◆ What you are asked to do:
How many lines of these entries hold the string "this"? Answer with the number alone.

◆ Supplied data:
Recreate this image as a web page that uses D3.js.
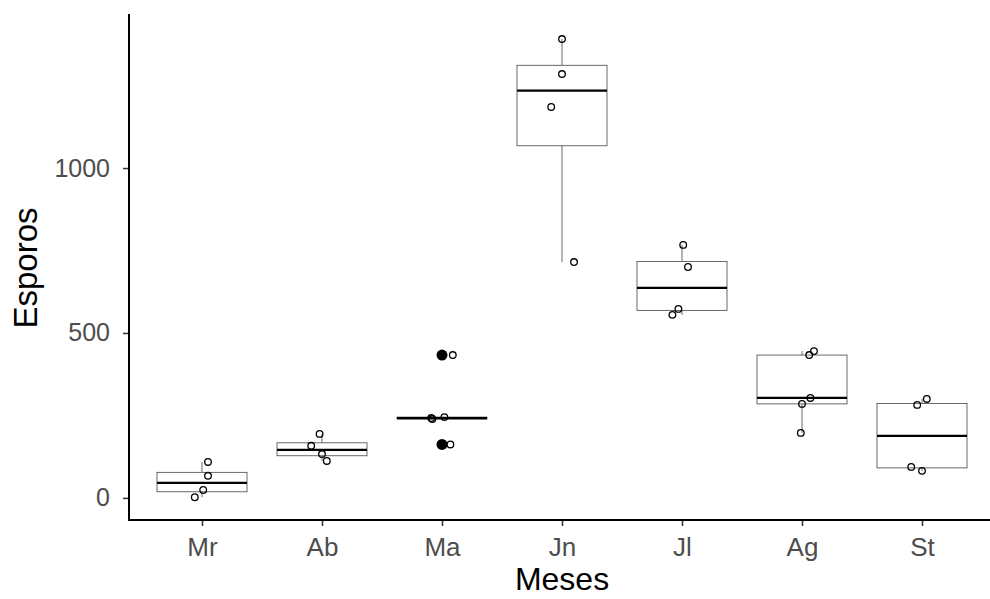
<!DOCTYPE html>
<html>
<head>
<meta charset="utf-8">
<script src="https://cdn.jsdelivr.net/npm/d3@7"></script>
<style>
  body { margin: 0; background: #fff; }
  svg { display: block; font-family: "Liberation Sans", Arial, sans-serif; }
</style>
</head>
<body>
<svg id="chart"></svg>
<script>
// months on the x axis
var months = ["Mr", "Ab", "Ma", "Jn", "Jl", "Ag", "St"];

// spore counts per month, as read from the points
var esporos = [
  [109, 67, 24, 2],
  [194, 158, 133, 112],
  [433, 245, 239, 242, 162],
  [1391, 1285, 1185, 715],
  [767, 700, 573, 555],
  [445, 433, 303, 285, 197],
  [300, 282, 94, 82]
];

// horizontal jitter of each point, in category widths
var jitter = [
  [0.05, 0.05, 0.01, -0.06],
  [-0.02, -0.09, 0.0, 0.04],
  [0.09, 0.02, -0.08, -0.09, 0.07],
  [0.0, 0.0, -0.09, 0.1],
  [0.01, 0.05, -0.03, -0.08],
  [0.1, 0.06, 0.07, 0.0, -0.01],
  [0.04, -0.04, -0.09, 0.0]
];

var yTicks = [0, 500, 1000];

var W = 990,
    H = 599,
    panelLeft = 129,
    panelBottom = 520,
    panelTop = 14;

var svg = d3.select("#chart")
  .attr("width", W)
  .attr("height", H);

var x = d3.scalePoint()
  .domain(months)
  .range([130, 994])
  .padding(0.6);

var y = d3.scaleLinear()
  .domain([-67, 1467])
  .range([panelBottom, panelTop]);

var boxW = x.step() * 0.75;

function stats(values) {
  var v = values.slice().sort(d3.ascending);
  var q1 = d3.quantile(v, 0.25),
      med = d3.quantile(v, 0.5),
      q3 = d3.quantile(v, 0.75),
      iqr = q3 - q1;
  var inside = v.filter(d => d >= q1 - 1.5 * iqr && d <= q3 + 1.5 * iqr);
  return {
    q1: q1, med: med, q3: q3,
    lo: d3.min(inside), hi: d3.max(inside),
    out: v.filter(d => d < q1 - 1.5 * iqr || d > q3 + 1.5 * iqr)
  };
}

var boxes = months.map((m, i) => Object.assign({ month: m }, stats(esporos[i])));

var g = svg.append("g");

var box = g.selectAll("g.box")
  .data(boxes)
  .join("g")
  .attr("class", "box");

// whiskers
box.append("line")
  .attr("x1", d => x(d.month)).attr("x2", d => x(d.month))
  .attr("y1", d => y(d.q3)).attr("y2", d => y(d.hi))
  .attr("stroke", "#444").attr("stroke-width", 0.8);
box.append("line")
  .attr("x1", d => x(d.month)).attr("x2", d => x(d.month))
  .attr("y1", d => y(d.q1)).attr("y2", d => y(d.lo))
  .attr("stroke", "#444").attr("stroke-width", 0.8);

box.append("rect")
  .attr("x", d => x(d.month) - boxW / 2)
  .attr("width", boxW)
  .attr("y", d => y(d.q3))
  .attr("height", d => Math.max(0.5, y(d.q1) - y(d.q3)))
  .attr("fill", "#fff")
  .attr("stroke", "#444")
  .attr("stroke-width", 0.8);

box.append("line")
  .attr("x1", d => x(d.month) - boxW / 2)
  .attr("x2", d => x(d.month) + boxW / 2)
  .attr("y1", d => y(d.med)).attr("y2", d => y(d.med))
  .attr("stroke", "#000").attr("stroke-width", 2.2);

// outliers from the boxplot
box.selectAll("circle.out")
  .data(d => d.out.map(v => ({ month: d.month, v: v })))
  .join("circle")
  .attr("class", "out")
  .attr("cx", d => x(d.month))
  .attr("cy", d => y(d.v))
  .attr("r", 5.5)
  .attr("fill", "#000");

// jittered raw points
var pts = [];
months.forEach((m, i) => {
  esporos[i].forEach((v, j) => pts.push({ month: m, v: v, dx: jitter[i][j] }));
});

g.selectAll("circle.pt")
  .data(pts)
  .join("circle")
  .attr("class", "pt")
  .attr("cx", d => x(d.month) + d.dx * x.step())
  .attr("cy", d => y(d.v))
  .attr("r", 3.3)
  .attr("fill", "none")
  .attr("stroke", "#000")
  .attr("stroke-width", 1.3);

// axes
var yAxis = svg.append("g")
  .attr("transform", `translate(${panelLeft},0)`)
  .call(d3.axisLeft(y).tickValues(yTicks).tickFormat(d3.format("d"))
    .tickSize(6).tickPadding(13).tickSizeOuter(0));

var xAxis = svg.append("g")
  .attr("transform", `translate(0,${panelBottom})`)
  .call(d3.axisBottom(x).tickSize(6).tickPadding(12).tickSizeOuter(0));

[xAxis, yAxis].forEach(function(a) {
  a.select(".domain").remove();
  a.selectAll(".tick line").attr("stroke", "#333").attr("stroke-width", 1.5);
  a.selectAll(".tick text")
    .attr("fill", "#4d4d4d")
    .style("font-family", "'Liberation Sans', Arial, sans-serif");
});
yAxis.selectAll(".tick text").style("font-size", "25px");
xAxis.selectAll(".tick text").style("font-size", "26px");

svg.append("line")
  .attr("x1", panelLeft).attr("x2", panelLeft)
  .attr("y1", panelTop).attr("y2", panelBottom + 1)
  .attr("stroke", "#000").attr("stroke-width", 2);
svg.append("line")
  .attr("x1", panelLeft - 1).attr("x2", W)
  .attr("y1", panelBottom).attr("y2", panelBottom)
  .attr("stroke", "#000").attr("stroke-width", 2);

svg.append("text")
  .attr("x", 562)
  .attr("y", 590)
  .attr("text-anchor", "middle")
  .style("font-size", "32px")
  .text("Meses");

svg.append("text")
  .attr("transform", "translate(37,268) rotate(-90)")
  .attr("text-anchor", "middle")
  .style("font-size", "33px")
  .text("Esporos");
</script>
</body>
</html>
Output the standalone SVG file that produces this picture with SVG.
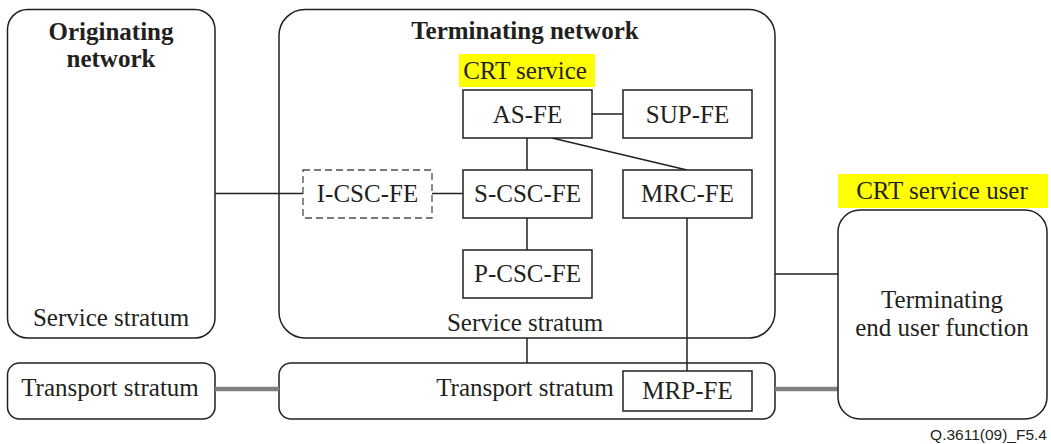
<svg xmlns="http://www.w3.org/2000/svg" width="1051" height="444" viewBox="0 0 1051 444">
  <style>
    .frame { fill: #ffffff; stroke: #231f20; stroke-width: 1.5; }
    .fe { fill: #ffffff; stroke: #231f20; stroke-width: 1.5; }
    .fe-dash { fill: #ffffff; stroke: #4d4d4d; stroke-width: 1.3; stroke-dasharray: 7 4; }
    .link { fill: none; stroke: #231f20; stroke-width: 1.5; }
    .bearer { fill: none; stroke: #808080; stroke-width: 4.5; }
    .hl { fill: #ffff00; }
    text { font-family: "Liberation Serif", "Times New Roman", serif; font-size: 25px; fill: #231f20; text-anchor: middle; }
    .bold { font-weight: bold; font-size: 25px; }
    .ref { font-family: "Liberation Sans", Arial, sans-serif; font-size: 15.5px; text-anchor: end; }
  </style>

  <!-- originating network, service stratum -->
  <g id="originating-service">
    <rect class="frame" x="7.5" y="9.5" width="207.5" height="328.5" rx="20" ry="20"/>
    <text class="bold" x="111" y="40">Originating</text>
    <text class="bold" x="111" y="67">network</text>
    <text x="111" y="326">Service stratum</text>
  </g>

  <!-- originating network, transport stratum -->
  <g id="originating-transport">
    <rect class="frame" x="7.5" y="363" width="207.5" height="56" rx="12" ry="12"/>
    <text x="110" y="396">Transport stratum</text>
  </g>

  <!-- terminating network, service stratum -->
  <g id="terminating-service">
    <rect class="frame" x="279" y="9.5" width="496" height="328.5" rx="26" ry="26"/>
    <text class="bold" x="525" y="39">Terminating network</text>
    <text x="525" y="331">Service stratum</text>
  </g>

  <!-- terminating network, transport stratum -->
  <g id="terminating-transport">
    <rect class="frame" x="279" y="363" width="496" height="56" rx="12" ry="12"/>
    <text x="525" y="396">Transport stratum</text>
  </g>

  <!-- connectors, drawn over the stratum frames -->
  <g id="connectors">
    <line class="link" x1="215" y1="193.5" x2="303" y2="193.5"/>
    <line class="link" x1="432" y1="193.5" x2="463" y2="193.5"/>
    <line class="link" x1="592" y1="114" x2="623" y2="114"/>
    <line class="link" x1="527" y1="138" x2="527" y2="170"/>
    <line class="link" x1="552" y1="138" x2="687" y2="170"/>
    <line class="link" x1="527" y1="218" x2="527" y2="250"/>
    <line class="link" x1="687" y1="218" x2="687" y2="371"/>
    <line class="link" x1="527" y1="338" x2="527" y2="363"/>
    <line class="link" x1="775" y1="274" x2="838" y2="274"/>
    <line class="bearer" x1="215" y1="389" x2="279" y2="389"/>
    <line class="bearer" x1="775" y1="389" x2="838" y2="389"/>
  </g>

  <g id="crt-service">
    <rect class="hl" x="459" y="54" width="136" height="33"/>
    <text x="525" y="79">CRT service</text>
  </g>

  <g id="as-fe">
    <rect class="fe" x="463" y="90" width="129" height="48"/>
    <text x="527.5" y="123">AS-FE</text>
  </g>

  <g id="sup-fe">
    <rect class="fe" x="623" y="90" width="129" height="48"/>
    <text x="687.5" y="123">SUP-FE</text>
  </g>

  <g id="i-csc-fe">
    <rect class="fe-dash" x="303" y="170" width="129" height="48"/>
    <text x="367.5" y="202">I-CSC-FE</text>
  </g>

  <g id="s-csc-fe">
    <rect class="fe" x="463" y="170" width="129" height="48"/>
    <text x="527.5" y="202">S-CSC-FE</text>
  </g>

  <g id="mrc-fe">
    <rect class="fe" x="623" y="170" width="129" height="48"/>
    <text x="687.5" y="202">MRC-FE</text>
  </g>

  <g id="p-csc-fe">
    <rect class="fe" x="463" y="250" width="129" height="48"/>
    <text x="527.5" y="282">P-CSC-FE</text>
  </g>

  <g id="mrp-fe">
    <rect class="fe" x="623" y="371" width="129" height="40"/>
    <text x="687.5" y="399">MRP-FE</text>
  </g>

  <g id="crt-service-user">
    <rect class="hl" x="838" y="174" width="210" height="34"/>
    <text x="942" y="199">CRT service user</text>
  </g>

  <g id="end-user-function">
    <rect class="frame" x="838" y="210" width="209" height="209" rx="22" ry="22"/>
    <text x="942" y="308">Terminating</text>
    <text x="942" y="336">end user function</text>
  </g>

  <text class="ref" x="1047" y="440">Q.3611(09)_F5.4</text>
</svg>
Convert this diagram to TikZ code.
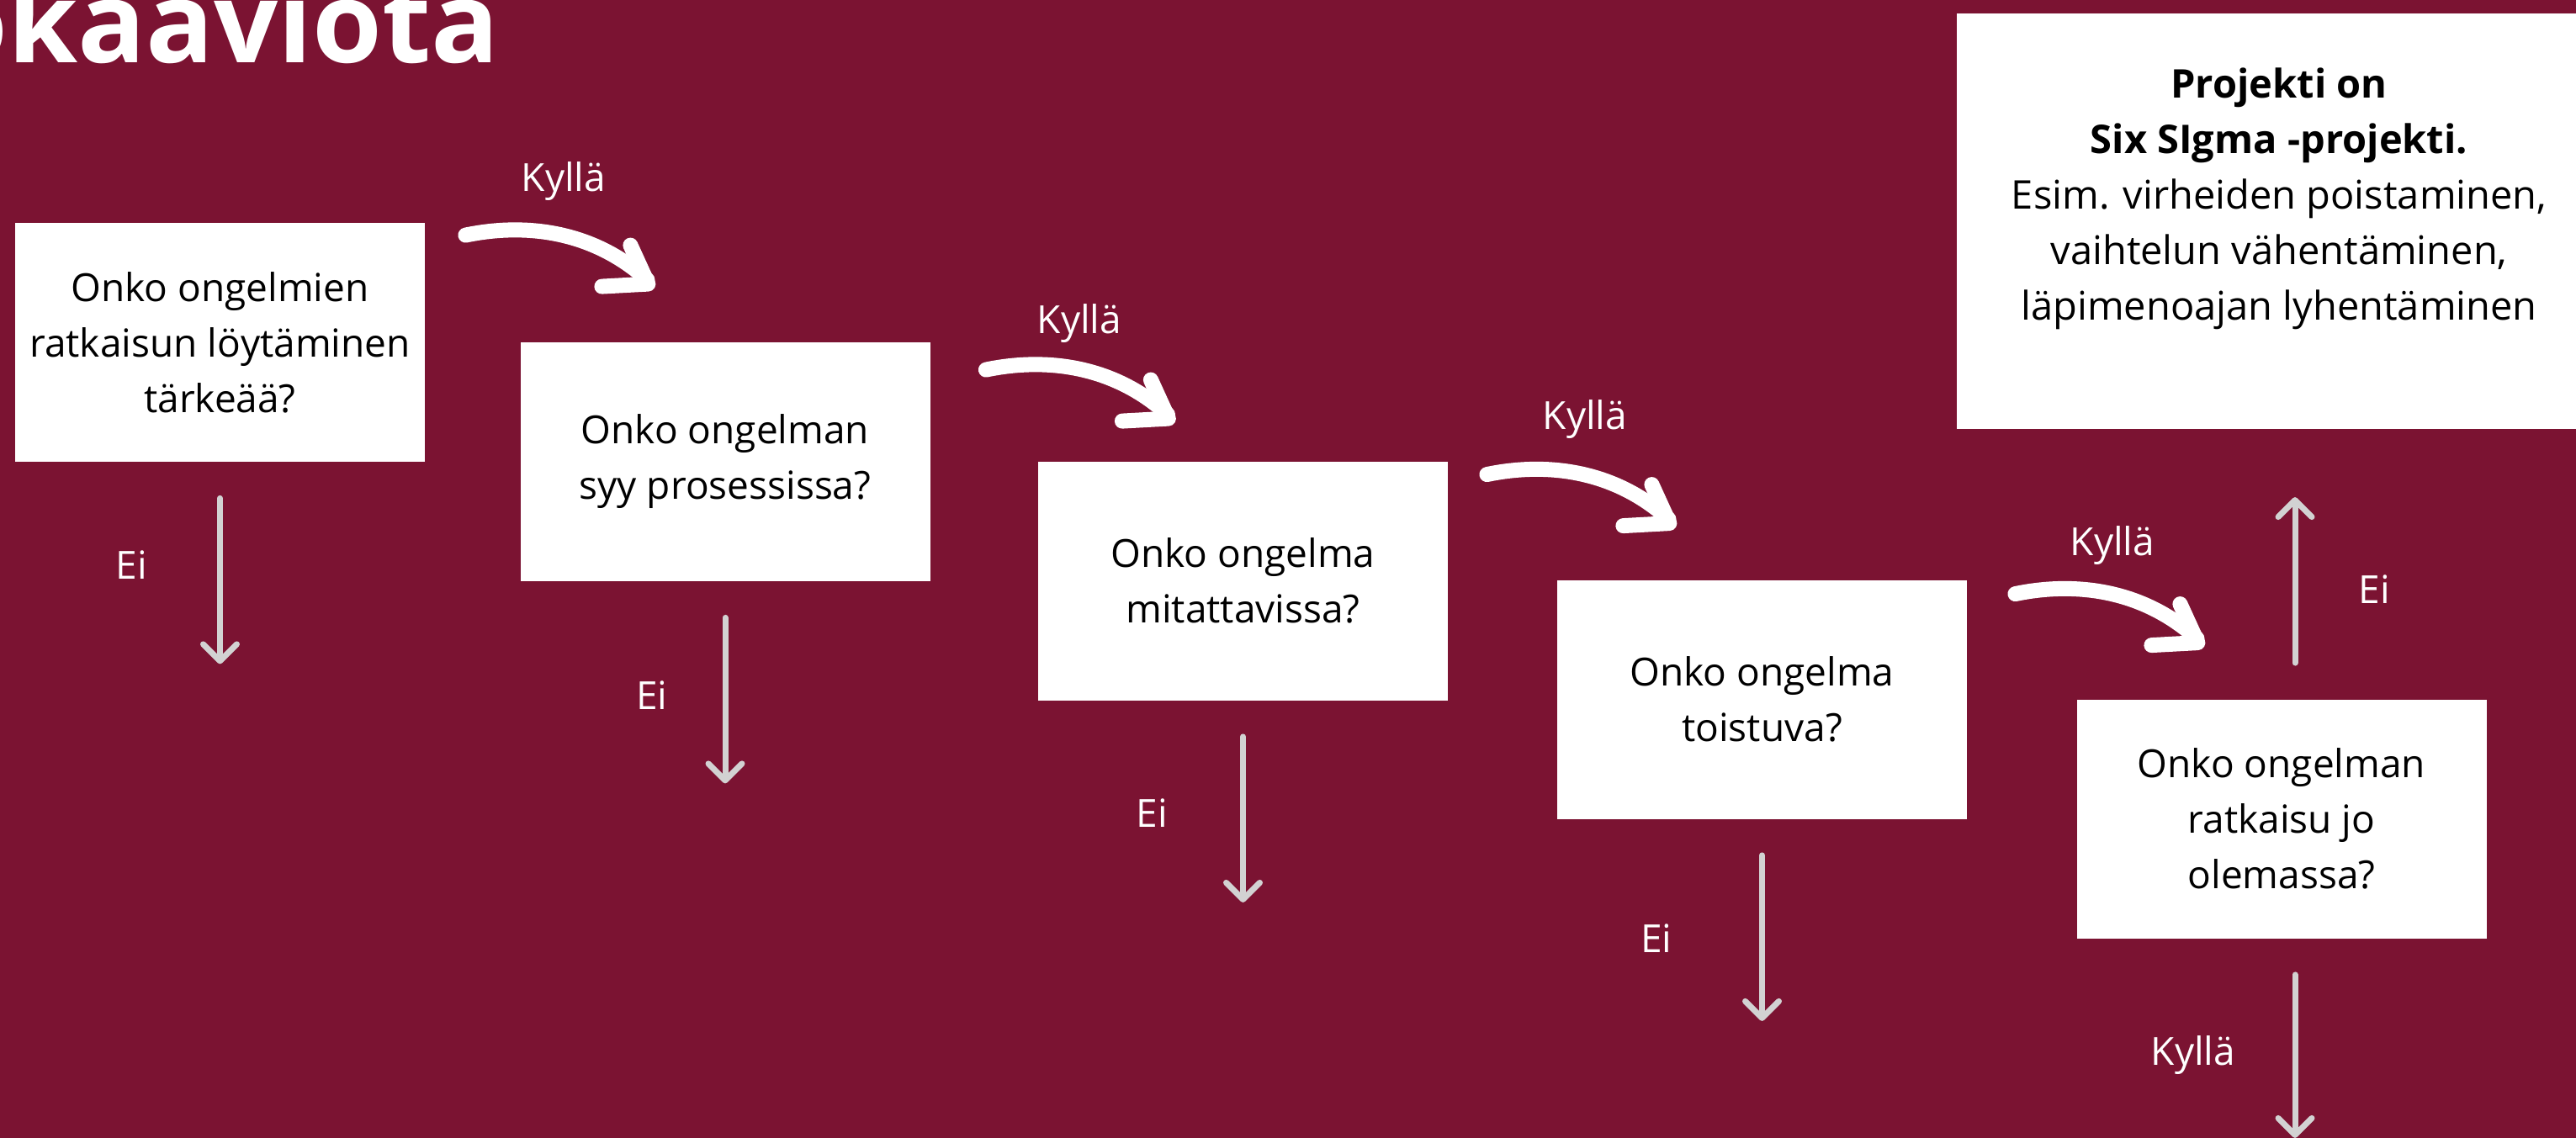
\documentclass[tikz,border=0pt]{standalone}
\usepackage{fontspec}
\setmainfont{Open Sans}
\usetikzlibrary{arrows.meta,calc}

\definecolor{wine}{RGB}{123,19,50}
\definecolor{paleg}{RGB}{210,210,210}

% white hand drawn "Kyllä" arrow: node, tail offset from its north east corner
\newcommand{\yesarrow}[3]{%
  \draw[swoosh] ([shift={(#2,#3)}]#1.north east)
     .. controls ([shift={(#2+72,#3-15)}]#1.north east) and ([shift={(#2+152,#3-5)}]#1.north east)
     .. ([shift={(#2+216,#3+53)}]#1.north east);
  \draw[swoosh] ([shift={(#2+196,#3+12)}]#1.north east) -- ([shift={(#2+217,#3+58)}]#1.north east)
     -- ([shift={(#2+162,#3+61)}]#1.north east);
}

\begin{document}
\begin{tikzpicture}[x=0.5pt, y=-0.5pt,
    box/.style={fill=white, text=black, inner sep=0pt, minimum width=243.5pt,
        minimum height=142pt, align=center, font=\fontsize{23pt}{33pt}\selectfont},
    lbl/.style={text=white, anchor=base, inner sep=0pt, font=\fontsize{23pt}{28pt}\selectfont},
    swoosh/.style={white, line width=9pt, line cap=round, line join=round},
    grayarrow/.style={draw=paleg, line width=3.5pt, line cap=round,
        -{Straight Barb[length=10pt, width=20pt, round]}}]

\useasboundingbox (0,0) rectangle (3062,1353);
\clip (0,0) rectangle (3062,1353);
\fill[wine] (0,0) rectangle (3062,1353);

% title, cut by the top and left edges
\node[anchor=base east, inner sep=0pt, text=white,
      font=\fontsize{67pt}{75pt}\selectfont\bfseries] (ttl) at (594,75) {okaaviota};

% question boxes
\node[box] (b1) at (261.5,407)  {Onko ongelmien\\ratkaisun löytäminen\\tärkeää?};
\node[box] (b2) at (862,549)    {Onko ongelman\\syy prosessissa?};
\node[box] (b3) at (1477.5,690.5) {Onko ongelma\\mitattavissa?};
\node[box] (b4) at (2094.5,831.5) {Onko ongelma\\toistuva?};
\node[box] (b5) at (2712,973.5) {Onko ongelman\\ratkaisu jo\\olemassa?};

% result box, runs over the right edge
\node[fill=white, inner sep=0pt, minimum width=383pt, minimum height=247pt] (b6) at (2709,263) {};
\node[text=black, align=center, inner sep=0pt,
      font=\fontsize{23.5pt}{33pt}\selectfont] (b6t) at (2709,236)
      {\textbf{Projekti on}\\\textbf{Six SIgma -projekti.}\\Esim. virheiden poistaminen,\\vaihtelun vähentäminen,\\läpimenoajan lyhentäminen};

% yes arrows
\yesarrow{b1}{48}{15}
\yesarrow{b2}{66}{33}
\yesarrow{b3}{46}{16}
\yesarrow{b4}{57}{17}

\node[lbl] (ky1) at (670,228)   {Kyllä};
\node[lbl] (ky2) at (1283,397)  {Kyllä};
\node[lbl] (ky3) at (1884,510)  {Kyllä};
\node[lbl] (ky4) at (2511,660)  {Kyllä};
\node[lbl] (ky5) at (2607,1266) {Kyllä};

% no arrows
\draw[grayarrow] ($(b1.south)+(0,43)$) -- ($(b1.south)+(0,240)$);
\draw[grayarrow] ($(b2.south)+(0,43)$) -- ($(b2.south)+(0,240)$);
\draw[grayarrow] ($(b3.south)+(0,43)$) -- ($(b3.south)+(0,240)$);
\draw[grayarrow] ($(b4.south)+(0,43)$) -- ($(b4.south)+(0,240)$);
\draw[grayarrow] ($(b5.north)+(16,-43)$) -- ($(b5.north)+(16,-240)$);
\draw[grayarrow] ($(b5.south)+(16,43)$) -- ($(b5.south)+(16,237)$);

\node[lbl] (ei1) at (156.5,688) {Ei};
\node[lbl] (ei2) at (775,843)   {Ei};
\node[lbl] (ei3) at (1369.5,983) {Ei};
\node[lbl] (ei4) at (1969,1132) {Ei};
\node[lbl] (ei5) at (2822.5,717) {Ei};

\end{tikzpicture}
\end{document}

◆ Full answer:
3